- Aim of the exercise
Extract the full listing verbatim and drop any pictures from your copy.
§ §
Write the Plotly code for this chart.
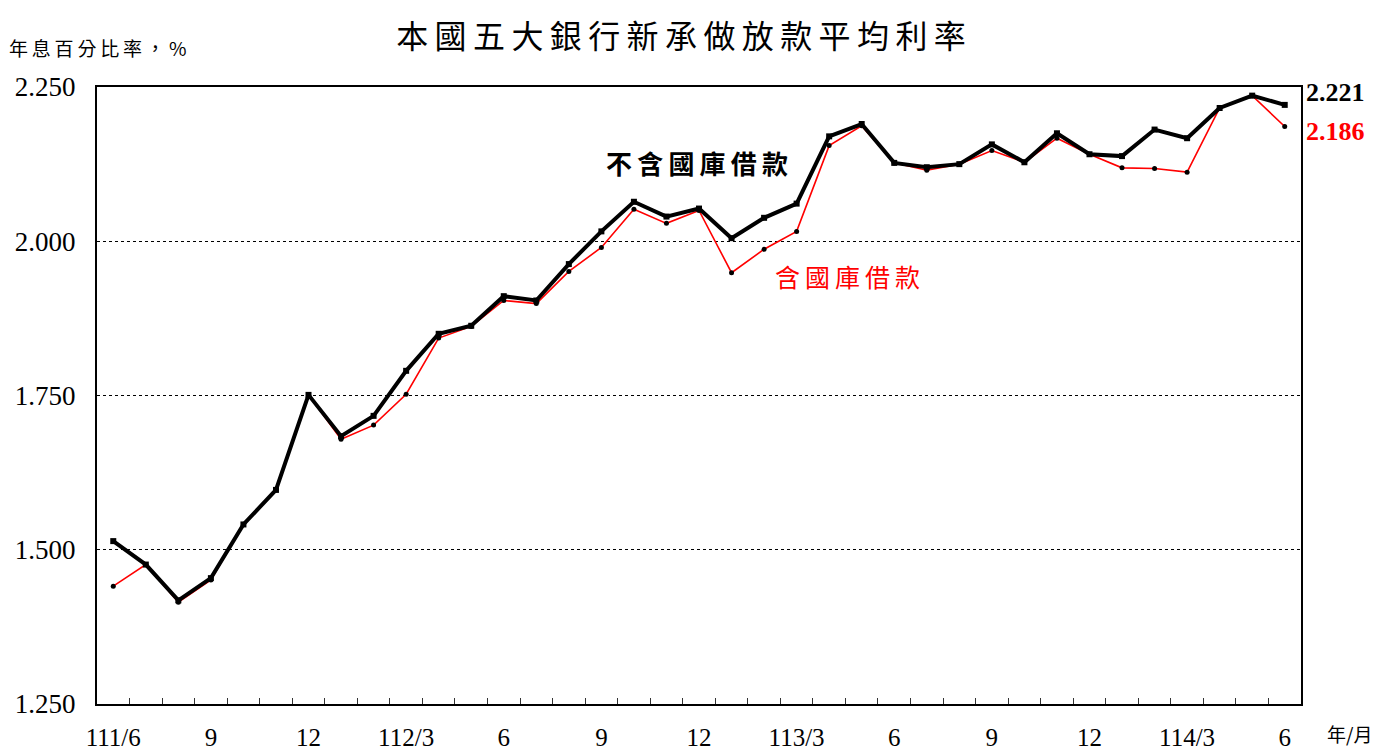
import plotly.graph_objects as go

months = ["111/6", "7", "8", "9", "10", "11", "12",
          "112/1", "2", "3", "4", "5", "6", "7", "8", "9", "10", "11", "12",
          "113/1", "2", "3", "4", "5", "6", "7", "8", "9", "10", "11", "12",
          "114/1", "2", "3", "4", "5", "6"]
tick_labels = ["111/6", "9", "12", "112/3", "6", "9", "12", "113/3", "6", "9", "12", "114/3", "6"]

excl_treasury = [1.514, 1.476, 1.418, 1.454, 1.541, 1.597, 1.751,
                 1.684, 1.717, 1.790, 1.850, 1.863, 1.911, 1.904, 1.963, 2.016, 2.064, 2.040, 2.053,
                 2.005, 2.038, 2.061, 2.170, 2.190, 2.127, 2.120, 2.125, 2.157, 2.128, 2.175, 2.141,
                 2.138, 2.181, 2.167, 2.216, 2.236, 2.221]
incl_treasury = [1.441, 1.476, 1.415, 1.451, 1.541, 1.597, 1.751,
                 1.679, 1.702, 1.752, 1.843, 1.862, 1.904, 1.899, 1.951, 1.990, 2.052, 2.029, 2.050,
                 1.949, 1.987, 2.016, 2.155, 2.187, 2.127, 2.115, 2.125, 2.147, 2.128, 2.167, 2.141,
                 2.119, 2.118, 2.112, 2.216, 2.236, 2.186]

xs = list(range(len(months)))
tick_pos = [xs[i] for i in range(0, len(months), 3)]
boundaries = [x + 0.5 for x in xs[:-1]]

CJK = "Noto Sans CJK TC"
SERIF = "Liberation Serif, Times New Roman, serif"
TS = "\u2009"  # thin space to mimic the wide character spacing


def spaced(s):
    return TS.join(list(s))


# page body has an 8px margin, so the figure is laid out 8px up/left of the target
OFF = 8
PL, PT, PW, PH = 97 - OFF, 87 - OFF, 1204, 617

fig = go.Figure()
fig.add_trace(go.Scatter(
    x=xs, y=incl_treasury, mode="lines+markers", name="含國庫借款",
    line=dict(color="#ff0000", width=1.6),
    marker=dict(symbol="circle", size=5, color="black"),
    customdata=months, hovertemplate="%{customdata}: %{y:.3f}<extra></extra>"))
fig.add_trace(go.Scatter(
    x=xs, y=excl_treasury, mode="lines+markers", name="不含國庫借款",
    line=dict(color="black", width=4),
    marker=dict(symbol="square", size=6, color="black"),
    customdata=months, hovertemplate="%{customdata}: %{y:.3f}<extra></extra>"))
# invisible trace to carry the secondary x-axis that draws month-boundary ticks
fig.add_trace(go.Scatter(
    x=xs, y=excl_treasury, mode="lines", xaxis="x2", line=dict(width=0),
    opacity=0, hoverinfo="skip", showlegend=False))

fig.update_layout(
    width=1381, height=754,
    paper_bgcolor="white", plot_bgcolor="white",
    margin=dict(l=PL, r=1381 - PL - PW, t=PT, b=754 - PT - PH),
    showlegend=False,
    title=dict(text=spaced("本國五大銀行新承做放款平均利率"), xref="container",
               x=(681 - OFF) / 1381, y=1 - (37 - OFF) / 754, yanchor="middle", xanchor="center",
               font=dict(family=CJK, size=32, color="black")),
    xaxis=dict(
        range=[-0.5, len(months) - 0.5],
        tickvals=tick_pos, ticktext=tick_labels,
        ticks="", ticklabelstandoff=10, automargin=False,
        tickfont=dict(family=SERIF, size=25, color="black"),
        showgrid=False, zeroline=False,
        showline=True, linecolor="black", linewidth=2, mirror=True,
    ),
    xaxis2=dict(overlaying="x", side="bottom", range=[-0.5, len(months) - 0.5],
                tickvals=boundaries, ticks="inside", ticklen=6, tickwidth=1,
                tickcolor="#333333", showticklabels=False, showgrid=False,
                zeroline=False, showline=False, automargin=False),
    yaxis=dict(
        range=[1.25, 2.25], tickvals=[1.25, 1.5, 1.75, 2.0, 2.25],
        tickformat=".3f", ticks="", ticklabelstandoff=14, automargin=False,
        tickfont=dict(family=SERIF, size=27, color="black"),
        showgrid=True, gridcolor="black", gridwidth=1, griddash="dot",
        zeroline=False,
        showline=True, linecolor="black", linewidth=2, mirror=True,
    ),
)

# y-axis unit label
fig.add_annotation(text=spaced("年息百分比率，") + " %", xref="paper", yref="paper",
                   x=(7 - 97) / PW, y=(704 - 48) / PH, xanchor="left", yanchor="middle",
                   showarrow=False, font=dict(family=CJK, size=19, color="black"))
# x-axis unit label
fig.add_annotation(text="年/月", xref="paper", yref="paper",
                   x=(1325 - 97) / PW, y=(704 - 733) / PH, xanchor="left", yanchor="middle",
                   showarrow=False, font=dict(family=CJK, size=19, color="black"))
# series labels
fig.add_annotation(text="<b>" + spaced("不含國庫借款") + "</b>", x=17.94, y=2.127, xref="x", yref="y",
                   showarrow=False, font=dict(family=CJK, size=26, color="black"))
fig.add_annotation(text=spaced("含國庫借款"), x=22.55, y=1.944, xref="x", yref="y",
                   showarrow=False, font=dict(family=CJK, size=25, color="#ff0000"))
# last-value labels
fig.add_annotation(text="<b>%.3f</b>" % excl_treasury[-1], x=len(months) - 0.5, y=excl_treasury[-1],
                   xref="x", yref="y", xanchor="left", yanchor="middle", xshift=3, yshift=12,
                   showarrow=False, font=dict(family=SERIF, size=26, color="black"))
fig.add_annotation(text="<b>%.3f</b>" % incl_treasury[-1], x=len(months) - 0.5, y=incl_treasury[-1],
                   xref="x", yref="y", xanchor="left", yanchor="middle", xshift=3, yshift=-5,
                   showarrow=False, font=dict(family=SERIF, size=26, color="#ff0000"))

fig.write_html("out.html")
§ §
- Output of the exercise
Write the Plotly code for this chart.
import plotly.graph_objects as go

months = ["111/6", "7", "8", "9", "10", "11", "12",
          "112/1", "2", "3", "4", "5", "6", "7", "8", "9", "10", "11", "12",
          "113/1", "2", "3", "4", "5", "6", "7", "8", "9", "10", "11", "12",
          "114/1", "2", "3", "4", "5", "6"]
tick_labels = ["111/6", "9", "12", "112/3", "6", "9", "12", "113/3", "6", "9", "12", "114/3", "6"]

excl_treasury = [1.514, 1.476, 1.418, 1.454, 1.541, 1.597, 1.751,
                 1.684, 1.717, 1.790, 1.850, 1.863, 1.911, 1.904, 1.963, 2.016, 2.064, 2.040, 2.053,
                 2.005, 2.038, 2.061, 2.170, 2.190, 2.127, 2.120, 2.125, 2.157, 2.128, 2.175, 2.141,
                 2.138, 2.181, 2.167, 2.216, 2.236, 2.221]
incl_treasury = [1.441, 1.476, 1.415, 1.451, 1.541, 1.597, 1.751,
                 1.679, 1.702, 1.752, 1.843, 1.862, 1.904, 1.899, 1.951, 1.990, 2.052, 2.029, 2.050,
                 1.949, 1.987, 2.016, 2.155, 2.187, 2.127, 2.115, 2.125, 2.147, 2.128, 2.167, 2.141,
                 2.119, 2.118, 2.112, 2.216, 2.236, 2.186]

xs = list(range(len(months)))
tick_pos = [xs[i] for i in range(0, len(months), 3)]
boundaries = [x + 0.5 for x in xs[:-1]]

CJK = "Noto Sans CJK TC"
SERIF = "Liberation Serif, Times New Roman, serif"
TS = "\u2009"  # thin space to mimic the wide character spacing


def spaced(s):
    return TS.join(list(s))


# page body has an 8px margin, so the figure is laid out 8px up/left of the target
OFF = 8
PL, PT, PW, PH = 97 - OFF, 87 - OFF, 1204, 617

fig = go.Figure()
fig.add_trace(go.Scatter(
    x=xs, y=incl_treasury, mode="lines+markers", name="含國庫借款",
    line=dict(color="#ff0000", width=1.6),
    marker=dict(symbol="circle", size=5, color="black"),
    customdata=months, hovertemplate="%{customdata}: %{y:.3f}<extra></extra>"))
fig.add_trace(go.Scatter(
    x=xs, y=excl_treasury, mode="lines+markers", name="不含國庫借款",
    line=dict(color="black", width=4),
    marker=dict(symbol="square", size=6, color="black"),
    customdata=months, hovertemplate="%{customdata}: %{y:.3f}<extra></extra>"))
# invisible trace to carry the secondary x-axis that draws month-boundary ticks
fig.add_trace(go.Scatter(
    x=xs, y=excl_treasury, mode="lines", xaxis="x2", line=dict(width=0),
    opacity=0, hoverinfo="skip", showlegend=False))

fig.update_layout(
    width=1381, height=754,
    paper_bgcolor="white", plot_bgcolor="white",
    margin=dict(l=PL, r=1381 - PL - PW, t=PT, b=754 - PT - PH),
    showlegend=False,
    title=dict(text=spaced("本國五大銀行新承做放款平均利率"), xref="container",
               x=(681 - OFF) / 1381, y=1 - (37 - OFF) / 754, yanchor="middle", xanchor="center",
               font=dict(family=CJK, size=32, color="black")),
    xaxis=dict(
        range=[-0.5, len(months) - 0.5],
        tickvals=tick_pos, ticktext=tick_labels,
        ticks="", ticklabelstandoff=10, automargin=False,
        tickfont=dict(family=SERIF, size=25, color="black"),
        showgrid=False, zeroline=False,
        showline=True, linecolor="black", linewidth=2, mirror=True,
    ),
    xaxis2=dict(overlaying="x", side="bottom", range=[-0.5, len(months) - 0.5],
                tickvals=boundaries, ticks="inside", ticklen=6, tickwidth=1,
                tickcolor="#333333", showticklabels=False, showgrid=False,
                zeroline=False, showline=False, automargin=False),
    yaxis=dict(
        range=[1.25, 2.25], tickvals=[1.25, 1.5, 1.75, 2.0, 2.25],
        tickformat=".3f", ticks="", ticklabelstandoff=14, automargin=False,
        tickfont=dict(family=SERIF, size=27, color="black"),
        showgrid=True, gridcolor="black", gridwidth=1, griddash="dot",
        zeroline=False,
        showline=True, linecolor="black", linewidth=2, mirror=True,
    ),
)

# y-axis unit label
fig.add_annotation(text=spaced("年息百分比率，") + " %", xref="paper", yref="paper",
                   x=(7 - 97) / PW, y=(704 - 48) / PH, xanchor="left", yanchor="middle",
                   showarrow=False, font=dict(family=CJK, size=19, color="black"))
# x-axis unit label
fig.add_annotation(text="年/月", xref="paper", yref="paper",
                   x=(1325 - 97) / PW, y=(704 - 733) / PH, xanchor="left", yanchor="middle",
                   showarrow=False, font=dict(family=CJK, size=19, color="black"))
# series labels
fig.add_annotation(text="<b>" + spaced("不含國庫借款") + "</b>", x=17.94, y=2.127, xref="x", yref="y",
                   showarrow=False, font=dict(family=CJK, size=26, color="black"))
fig.add_annotation(text=spaced("含國庫借款"), x=22.55, y=1.944, xref="x", yref="y",
                   showarrow=False, font=dict(family=CJK, size=25, color="#ff0000"))
# last-value labels
fig.add_annotation(text="<b>%.3f</b>" % excl_treasury[-1], x=len(months) - 0.5, y=excl_treasury[-1],
                   xref="x", yref="y", xanchor="left", yanchor="middle", xshift=3, yshift=12,
                   showarrow=False, font=dict(family=SERIF, size=26, color="black"))
fig.add_annotation(text="<b>%.3f</b>" % incl_treasury[-1], x=len(months) - 0.5, y=incl_treasury[-1],
                   xref="x", yref="y", xanchor="left", yanchor="middle", xshift=3, yshift=-5,
                   showarrow=False, font=dict(family=SERIF, size=26, color="#ff0000"))

fig.write_html("out.html")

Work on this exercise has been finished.